Mindfulness is a skill practice by ancient Buddhists and other religious teachers. It is also a form of mental yoga and meditation used today by everyday professionals and by CEOs to manage stress, anxiety, and help them effectively run their businesses. One-mindfully is a term in the practice used to describe doing things one at a time. It's the opposite of issue stacking or blending one event into the next. When you are one-mindful you are only focusing on the present moment. The past or future ceases to exist. The benefits of approaching life one-mindfully is feeling less overwhelmed and stressed about our obligations. This also means that we do things more effectively since our minds are less cluttered with everything before or after what we are presently doing.

Living one-mindfully takes patience and a sense of "I have all the time in the world to do this." We don't live in the past or future but the moment. We don't even think about what's going on in the next hour. All our attention goes into the very second before us when we operate one-mindfully. And amazing things start to happen: we begin to feel lighter and more present.

We may even end up in a "flow" state where we are doing things effortlessly without thinking. Where creativity, socializing, a burst of energy, or recalling information comes organically for us. We may feel less bored, more curious about that long sermon or speech, the person talking across from us, the movie on the screen, and things seem to take less time. Writing this post for example. Imagine how I'd feel thinking about all the other posts I have to tackle and the months of editing it will require before making my first Youtube video based on the posts? Okay, enough, let's continue being one-mindful!

How to Live One-Mindfully

We can live one-mindfully by A) doing one thing at a time and keeping our thinking to the present. B) while we are doing whatever it is we need to or enjoying whatever we want to do, we purposefully become aware of only the task or activity. C) we are not observing, describing, or participating in anything else. It's not that we won't think about the past or future or upcoming tasks or activities, but when we do, we catch ourselves. D) after catching ourselves, we may label the thought as, thoughts about the future, or thoughts about the past. We can alternatively label the thought, distracting thoughts.

When we admit to ourselves that thoughts that aren't conducive to being one-mindful are unnecessary then we'll be more likely to identify them and release them with a breath. Then, finally, we can E) return our thought to the present activity, moment, situation, task, or event.

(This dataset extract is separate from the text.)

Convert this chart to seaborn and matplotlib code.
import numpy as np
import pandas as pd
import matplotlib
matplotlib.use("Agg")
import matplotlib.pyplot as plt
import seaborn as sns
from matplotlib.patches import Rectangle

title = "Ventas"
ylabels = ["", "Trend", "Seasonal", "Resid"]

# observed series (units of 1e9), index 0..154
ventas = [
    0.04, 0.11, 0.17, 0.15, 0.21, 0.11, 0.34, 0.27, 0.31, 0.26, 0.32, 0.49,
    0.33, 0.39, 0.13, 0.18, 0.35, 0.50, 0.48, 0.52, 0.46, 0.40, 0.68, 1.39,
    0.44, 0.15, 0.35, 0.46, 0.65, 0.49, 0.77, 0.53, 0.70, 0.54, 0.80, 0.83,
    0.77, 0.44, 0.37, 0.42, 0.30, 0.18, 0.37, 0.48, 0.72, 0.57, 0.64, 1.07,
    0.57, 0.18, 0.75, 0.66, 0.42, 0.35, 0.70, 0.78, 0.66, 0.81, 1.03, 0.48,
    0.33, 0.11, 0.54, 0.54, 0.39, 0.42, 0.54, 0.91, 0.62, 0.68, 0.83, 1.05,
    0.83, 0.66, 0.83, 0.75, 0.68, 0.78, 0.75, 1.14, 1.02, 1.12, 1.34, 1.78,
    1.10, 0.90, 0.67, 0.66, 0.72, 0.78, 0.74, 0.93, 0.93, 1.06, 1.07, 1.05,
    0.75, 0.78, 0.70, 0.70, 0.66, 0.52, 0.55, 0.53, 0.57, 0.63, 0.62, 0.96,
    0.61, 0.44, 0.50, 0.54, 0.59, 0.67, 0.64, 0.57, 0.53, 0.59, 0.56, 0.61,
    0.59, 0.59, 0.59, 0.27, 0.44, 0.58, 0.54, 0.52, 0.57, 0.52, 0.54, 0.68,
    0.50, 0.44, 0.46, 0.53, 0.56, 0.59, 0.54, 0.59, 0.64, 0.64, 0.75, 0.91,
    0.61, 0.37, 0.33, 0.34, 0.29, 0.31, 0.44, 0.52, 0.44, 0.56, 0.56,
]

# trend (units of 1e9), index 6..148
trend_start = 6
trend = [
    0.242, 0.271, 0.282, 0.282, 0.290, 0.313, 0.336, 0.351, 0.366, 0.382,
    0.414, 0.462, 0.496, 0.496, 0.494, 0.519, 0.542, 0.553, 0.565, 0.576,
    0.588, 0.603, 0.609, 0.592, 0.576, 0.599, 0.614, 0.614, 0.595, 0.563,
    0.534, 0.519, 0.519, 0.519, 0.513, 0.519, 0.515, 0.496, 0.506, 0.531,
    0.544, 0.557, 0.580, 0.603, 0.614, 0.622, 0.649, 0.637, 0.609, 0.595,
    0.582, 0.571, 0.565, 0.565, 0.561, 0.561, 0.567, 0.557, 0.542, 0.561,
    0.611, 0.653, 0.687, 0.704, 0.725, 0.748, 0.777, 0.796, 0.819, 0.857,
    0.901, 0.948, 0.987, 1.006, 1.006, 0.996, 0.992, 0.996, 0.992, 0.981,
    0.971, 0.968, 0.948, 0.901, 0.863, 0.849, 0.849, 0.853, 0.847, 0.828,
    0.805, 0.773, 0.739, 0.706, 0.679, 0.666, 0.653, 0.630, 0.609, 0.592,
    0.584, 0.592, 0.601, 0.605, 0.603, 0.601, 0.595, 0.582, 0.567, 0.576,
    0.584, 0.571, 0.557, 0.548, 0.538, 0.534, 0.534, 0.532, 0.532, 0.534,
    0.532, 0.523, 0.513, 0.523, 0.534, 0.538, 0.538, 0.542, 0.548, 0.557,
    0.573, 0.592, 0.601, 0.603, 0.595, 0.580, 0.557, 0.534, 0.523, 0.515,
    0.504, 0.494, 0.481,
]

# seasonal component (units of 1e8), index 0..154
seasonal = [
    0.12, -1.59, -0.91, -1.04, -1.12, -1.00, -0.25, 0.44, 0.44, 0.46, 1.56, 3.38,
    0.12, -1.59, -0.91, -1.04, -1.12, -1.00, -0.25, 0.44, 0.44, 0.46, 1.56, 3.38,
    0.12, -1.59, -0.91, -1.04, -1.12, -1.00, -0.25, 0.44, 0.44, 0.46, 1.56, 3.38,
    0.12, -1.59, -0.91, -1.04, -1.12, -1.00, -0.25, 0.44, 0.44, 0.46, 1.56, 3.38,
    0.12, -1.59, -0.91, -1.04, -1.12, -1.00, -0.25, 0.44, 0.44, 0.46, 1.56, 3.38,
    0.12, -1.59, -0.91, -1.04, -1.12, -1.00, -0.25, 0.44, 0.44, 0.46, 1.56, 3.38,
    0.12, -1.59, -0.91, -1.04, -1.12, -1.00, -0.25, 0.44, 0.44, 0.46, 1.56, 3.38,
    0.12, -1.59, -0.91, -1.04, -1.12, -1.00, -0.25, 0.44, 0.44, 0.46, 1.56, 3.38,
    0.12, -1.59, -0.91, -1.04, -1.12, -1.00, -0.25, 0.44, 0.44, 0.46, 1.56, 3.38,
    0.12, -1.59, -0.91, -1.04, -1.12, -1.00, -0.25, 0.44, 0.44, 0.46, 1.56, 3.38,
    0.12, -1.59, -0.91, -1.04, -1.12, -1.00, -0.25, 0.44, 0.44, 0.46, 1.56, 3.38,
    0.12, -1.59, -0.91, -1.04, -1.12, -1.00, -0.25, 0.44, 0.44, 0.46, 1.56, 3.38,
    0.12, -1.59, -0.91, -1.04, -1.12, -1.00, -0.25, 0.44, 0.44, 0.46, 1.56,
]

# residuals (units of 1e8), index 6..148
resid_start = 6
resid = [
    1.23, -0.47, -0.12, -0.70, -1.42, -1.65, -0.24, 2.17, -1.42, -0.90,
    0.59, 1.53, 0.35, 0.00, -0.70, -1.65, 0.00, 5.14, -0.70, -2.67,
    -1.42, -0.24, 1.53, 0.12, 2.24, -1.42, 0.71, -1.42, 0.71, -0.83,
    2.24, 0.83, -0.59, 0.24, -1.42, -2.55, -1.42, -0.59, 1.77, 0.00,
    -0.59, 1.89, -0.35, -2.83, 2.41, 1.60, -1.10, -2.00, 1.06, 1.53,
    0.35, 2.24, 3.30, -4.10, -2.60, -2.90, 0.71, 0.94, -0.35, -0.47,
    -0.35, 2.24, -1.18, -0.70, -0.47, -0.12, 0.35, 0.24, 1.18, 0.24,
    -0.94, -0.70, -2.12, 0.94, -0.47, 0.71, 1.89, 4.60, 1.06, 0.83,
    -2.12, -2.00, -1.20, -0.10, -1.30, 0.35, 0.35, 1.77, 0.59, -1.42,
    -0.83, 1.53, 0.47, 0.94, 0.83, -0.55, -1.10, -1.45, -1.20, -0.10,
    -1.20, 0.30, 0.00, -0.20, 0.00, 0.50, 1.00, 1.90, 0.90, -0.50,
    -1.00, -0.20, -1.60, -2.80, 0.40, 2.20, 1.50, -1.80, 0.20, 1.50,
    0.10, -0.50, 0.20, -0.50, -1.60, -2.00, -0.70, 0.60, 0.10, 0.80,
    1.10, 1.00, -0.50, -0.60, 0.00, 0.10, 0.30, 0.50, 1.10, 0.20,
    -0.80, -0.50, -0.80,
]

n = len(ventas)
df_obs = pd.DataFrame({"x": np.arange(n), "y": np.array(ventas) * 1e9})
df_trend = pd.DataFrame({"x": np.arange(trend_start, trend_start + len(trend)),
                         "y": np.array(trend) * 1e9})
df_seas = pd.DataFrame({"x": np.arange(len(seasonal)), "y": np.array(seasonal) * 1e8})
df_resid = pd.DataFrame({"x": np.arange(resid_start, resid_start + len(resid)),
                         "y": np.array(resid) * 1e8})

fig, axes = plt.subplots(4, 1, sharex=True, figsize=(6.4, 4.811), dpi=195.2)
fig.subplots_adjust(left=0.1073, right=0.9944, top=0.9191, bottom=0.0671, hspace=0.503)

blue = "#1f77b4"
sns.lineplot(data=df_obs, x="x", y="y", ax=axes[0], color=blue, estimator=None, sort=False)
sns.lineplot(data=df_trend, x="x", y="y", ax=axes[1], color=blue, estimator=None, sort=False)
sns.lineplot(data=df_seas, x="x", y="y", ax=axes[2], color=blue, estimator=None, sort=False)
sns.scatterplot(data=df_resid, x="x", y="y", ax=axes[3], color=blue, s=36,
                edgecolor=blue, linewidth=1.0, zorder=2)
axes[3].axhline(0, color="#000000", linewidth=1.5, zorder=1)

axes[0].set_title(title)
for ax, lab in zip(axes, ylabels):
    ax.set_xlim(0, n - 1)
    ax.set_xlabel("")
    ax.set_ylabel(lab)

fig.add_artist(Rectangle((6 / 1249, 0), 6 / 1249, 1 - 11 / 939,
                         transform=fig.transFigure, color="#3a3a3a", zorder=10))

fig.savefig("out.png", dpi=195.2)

Ways to Practice One-Mindfulness

  1. Jump into a full-body scan. Allow yourself to be present to your own experiences. Try not to suppress any present feelings and try to observe the present thoughts, sensations, emotions, movements, or actions.

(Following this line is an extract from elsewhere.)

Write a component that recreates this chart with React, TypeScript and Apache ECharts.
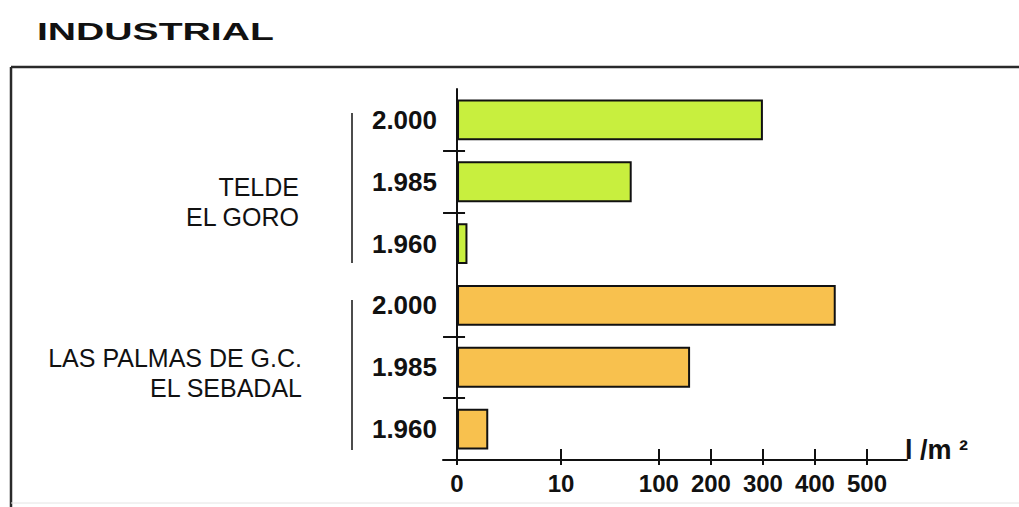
import React, { useEffect, useRef } from "react";
import * as echarts from "echarts";

// Consumption per square metre (l/m²) of the two industrial areas.
const title = "INDUSTRIAL";
const groupNames = ["TELDE\nEL GORO", "LAS PALMAS DE G.C.\nEL SEBADAL"];
const years = ["2.000", "1.985", "1.960"];
const teldeValues = [300, 75, 1];
const lasPalmasValues = [440, 160, 3];
const groupColors = ["#c8ef3e", "#f8c14e"];
const xTickValues = [0, 10, 100, 200, 300, 400, 500];
const unitLabel = "l /m ²";

// Broken value scale: 0–10 and 10–100 get a wide stretch each, then linear by hundreds.
const scaleKnots: [number, number][] = [
  [0, 0],
  [10, 2],
  [100, 3.88],
  [500, 7.88],
];
function toAxis(v: number): number {
  for (let i = 1; i < scaleKnots.length; i++) {
    const [v0, u0] = scaleKnots[i - 1];
    const [v1, u1] = scaleKnots[i];
    if (v <= v1 || i === scaleKnots.length - 1) {
      return u0 + ((v - v0) / (v1 - v0)) * (u1 - u0);
    }
  }
  return 0;
}

const categories = groupNames.flatMap(() => years);
const values = [...teldeValues, ...lasPalmasValues];
const groupOf = [...teldeValues.map(() => 0), ...lasPalmasValues.map(() => 1)];
// Separator ticks sit before each bar that is not the first in its group.
const tickBefore = categories.map((_, i) => i % years.length !== 0);

const xTickUnits = xTickValues.map(toAxis);
function xLabel(u: number): string {
  for (let i = 0; i < xTickUnits.length; i++) {
    if (Math.abs(xTickUnits[i] - u) < 1e-6) return String(xTickValues[i]);
  }
  return "";
}

const FONT = "'Liberation Sans', Arial, sans-serif";

export default function App() {
  const ref = useRef<HTMLDivElement>(null);

  useEffect(() => {
    if (!ref.current) return;
    const chart = echarts.init(ref.current, null, { renderer: "svg" });

    const xBase = {
      type: "value" as const,
      position: "bottom" as const,
      min: -0.27,
      max: 8.65,
      splitLine: { show: false },
    };

    chart.setOption({
      animation: false,
      backgroundColor: "#ffffff",
      textStyle: { fontFamily: FONT },
      grid: { left: 443, top: 89, width: 464, height: 371, containLabel: false },
      xAxis: [
        {
          ...xBase,
          axisLine: { show: true, lineStyle: { color: "#111", width: 2 } },
          axisTick: {
            show: true,
            inside: true,
            length: 11,
            customValues: xTickUnits,
            lineStyle: { color: "#111", width: 2 },
          },
          axisLabel: {
            show: true,
            customValues: xTickUnits,
            formatter: (v: number) => xLabel(v),
            margin: 11,
            color: "#111",
            fontSize: 24,
            fontWeight: "bold",
            fontFamily: FONT,
          },
          name: unitLabel,
          nameLocation: "end",
          nameGap: -2,
          nameTextStyle: {
            color: "#111",
            fontSize: 27,
            fontWeight: "bold",
            fontFamily: FONT,
            align: "left",
            verticalAlign: "bottom",
            lineHeight: 20,
          },
        },
        {
          ...xBase,
          axisLine: { show: false },
          axisTick: {
            show: true,
            inside: false,
            length: 5,
            customValues: xTickUnits,
            lineStyle: { color: "#111", width: 2 },
          },
          axisLabel: { show: false },
        },
      ],
      yAxis: [
        {
          type: "category",
          data: categories,
          inverse: true,
          position: "left",
          axisLine: {
            show: true,
            onZero: true,
            onZeroAxisIndex: 0,
            lineStyle: { color: "#111", width: 2 },
          },
          axisTick: {
            show: true,
            inside: false,
            length: 14,
            interval: (i: number) => tickBefore[i],
            lineStyle: { color: "#111", width: 2 },
          },
          axisLabel: {
            interval: 0,
            margin: 6,
            color: "#111",
            fontSize: 26,
            fontWeight: "bold",
            fontFamily: FONT,
          },
        },
        {
          type: "category",
          data: categories,
          inverse: true,
          position: "left",
          axisLine: { show: false, onZero: true, onZeroAxisIndex: 0 },
          axisTick: {
            show: true,
            inside: true,
            length: 8,
            interval: (i: number) => tickBefore[i],
            lineStyle: { color: "#111", width: 2 },
          },
          axisLabel: { show: false },
        },
      ],
      series: [
        {
          type: "bar",
          xAxisIndex: 0,
          yAxisIndex: 0,
          data: values.map(toAxis),
          barCategoryGap: "34%",
          itemStyle: {
            color: (p: any) => groupColors[groupOf[p.dataIndex]],
            borderColor: "#111",
            borderWidth: 2,
          },
        },
      ],
      graphic: [
        // frame: top and left rules
        {
          type: "line",
          shape: { x1: 11, y1: 67, x2: 1019, y2: 67 },
          style: { stroke: "#2a2a2a", lineWidth: 2.5 },
        },
        {
          type: "line",
          shape: { x1: 11, y1: 67, x2: 11, y2: 507 },
          style: { stroke: "#2a2a2a", lineWidth: 2.5 },
        },
        {
          type: "line",
          shape: { x1: 11, y1: 503, x2: 1019, y2: 503 },
          style: { stroke: "#e4e4e4", lineWidth: 1 },
        },
        {
          type: "text",
          x: 37,
          y: 32,
          scaleX: 1.63,
          style: {
            text: title,
            fontSize: 24,
            fontWeight: "bold",
            fontFamily: FONT,
            fill: "#111",
            verticalAlign: "middle",
          },
        },
        // group brackets and names
        {
          type: "line",
          shape: { x1: 352, y1: 113, x2: 352, y2: 263 },
          style: { stroke: "#111", lineWidth: 1.5 },
        },
        {
          type: "line",
          shape: { x1: 352, y1: 300, x2: 352, y2: 450 },
          style: { stroke: "#111", lineWidth: 1.5 },
        },
        {
          type: "text",
          x: 299,
          y: 202,
          style: {
            text: groupNames[0],
            fontSize: 25,
            fontFamily: FONT,
            fill: "#111",
            align: "right",
            verticalAlign: "middle",
            lineHeight: 30,
          },
        },
        {
          type: "text",
          x: 302,
          y: 373,
          style: {
            text: groupNames[1],
            fontSize: 25,
            fontFamily: FONT,
            fill: "#111",
            align: "right",
            verticalAlign: "middle",
            lineHeight: 30,
          },
        },
      ],
    });

    return () => chart.dispose();
  }, []);

  return (
    <div
      ref={ref}
      style={{ position: "fixed", left: 0, top: 0, width: 1019, height: 507 }}
    />
  );
}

  2. When you are driving, drive, when you are eating, eat, when you are walking, walk.

  3. Let go of past and future, and rivet yourself to the now. Notice and label past and future thoughts. Keep reminding yourself to refocus on the present until it becomes natural.

  4. Do mundane tasks with awareness. When we make our coffees, spread our beds, or walk our dogs with awareness and a present mind, we are training our mindfulness muscles. You may even find that you start to get more enjoyment over simple tasks. Instead of hurriedly washing a cup and setting up the coffee machine or water to boil, we do each movement consciously, feeling, and seeing our actions. A part of building patience is purposefully slowing down our actions. This tells the brain it's okay and it's quite pleasant to be doing what I'm doing.

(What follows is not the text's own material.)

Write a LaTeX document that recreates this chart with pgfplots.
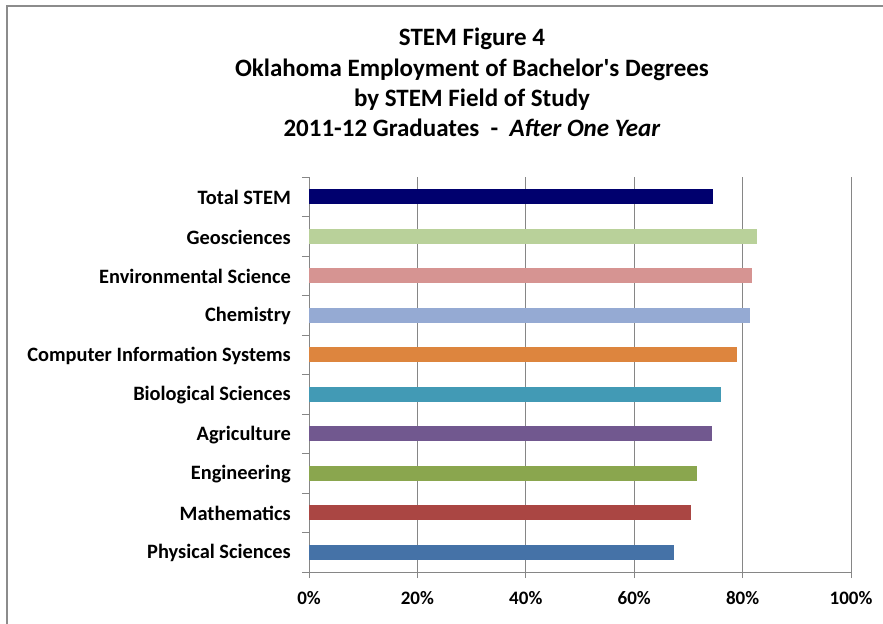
\documentclass[border=0pt]{standalone}
\usepackage{pgfplots}
\pgfplotsset{compat=1.18}
\usepackage{fontspec}
\setmainfont{Carlito}[Ligatures=TeXOff]
\definecolor{cTot}{RGB}{0,0,110}
\definecolor{cGeo}{RGB}{185,209,154}
\definecolor{cEnv}{RGB}{214,148,146}
\definecolor{cChe}{RGB}{149,170,211}
\definecolor{cCIS}{RGB}{221,133,62}
\definecolor{cBio}{RGB}{66,154,181}
\definecolor{cAgr}{RGB}{113,88,143}
\definecolor{cEng}{RGB}{138,166,78}
\definecolor{cMat}{RGB}{170,70,67}
\definecolor{cPhy}{RGB}{69,114,167}
\definecolor{frame}{RGB}{140,140,140}
\definecolor{gridc}{RGB}{134,134,134}
\begin{document}
\begin{tikzpicture}
\path[use as bounding box] (0,0) rectangle (883bp,624bp);
\draw[line width=1.7bp, frame] (6.7bp,0) -- (6.7bp,618.3bp) -- (883bp,618.3bp);
\begin{scope}[every node/.style={anchor=base, inner sep=0pt, font=\fontsize{25bp}{30bp}\selectfont\bfseries}]
\node at (472bp,578bp) {STEM Figure 4};
\node at (472bp,547bp) {Oklahoma Employment of Bachelor's Degrees};
\node at (472bp,517bp) {by STEM Field of Study};
\node at (472bp,487bp) {2011-12 Graduates\ \ -\ \ \textit{After One Year}};
\end{scope}
\begin{axis}[
  at={(309bp,52bp)}, anchor=south west,
  scale only axis, width=542bp, height=395bp,
  xmin=0, xmax=100, ymin=-0.5, ymax=9.5,
  axis lines=left, axis line style={-, draw=gridc, line width=0.9bp},
  xtick={0,20,...,100},
  xticklabel={\pgfmathprintnumber{\tick}\%},
  /pgf/number format/assume math mode=true,
  xticklabel style={font=\fontsize{19bp}{22bp}\selectfont\bfseries, anchor=base, inner sep=0pt, yshift=-26.5bp},
  ytick={0,...,9},
  yticklabels={Physical Sciences, Mathematics, Engineering, Agriculture, Biological Sciences, Computer Information Systems, Chemistry, Environmental Science, Geosciences, Total STEM},
  yticklabel style={font=\fontsize{20.4bp}{23bp}\selectfont\bfseries, anchor=east, inner sep=0pt, xshift=-12bp, yshift=-1bp},
  minor ytick={-0.5,0.5,...,9.5},
  major y tick style={draw=none},
  tick align=outside,
  major tick length=6bp, minor tick length=7bp,
  tick style={draw=gridc, line width=0.9bp},
  xmajorgrids, major x grid style={draw=gridc, line width=0.9bp},
  clip=false,
]
\addplot[xbar, bar shift=0pt, bar width=15.3bp, fill=cPhy, draw=none] coordinates {(67.3,0)};
\addplot[xbar, bar shift=0pt, bar width=15.3bp, fill=cMat, draw=none] coordinates {(70.5,1)};
\addplot[xbar, bar shift=0pt, bar width=15.3bp, fill=cEng, draw=none] coordinates {(71.5,2)};
\addplot[xbar, bar shift=0pt, bar width=15.3bp, fill=cAgr, draw=none] coordinates {(74.3,3)};
\addplot[xbar, bar shift=0pt, bar width=15.3bp, fill=cBio, draw=none] coordinates {(76.0,4)};
\addplot[xbar, bar shift=0pt, bar width=15.3bp, fill=cCIS, draw=none] coordinates {(78.9,5)};
\addplot[xbar, bar shift=0pt, bar width=15.3bp, fill=cChe, draw=none] coordinates {(81.4,6)};
\addplot[xbar, bar shift=0pt, bar width=15.3bp, fill=cEnv, draw=none] coordinates {(81.7,7)};
\addplot[xbar, bar shift=0pt, bar width=15.3bp, fill=cGeo, draw=none] coordinates {(82.6,8)};
\addplot[xbar, bar shift=0pt, bar width=15.3bp, fill=cTot, draw=none] coordinates {(74.5,9)};
\end{axis}
\end{tikzpicture}
\end{document}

  5. Try your best not to ever multitask.

  6. Wash your hands slowly. Practice the 30-second rule.

  7. Next time you are in the washroom, take a long, soothing shower or bath or add flossing and Listerine to your teeth cleaning routine.

  8. Allow for long meaningful pauses when you are talking with someone. Allow them to take the floor first and listen with your full awareness. Be willing to discuss one topic at a time without rushing all over.

  9. Sit and take a deep breath while you are working on something. Allow yourself to take momentary breaks. Slow down the processing and be okay with the task filling the current time.

  10. When next you're cleaning the house, divide tasks into stages, and fully commit to each section, giving it your best, focused effort. Allow for a good length of time for each task and move slowly. Try not to sing or dance or even listen to music. Challenge yourself to just engage with and only the task and notice your movements and any exertions you have to make. Follow your breath when needed.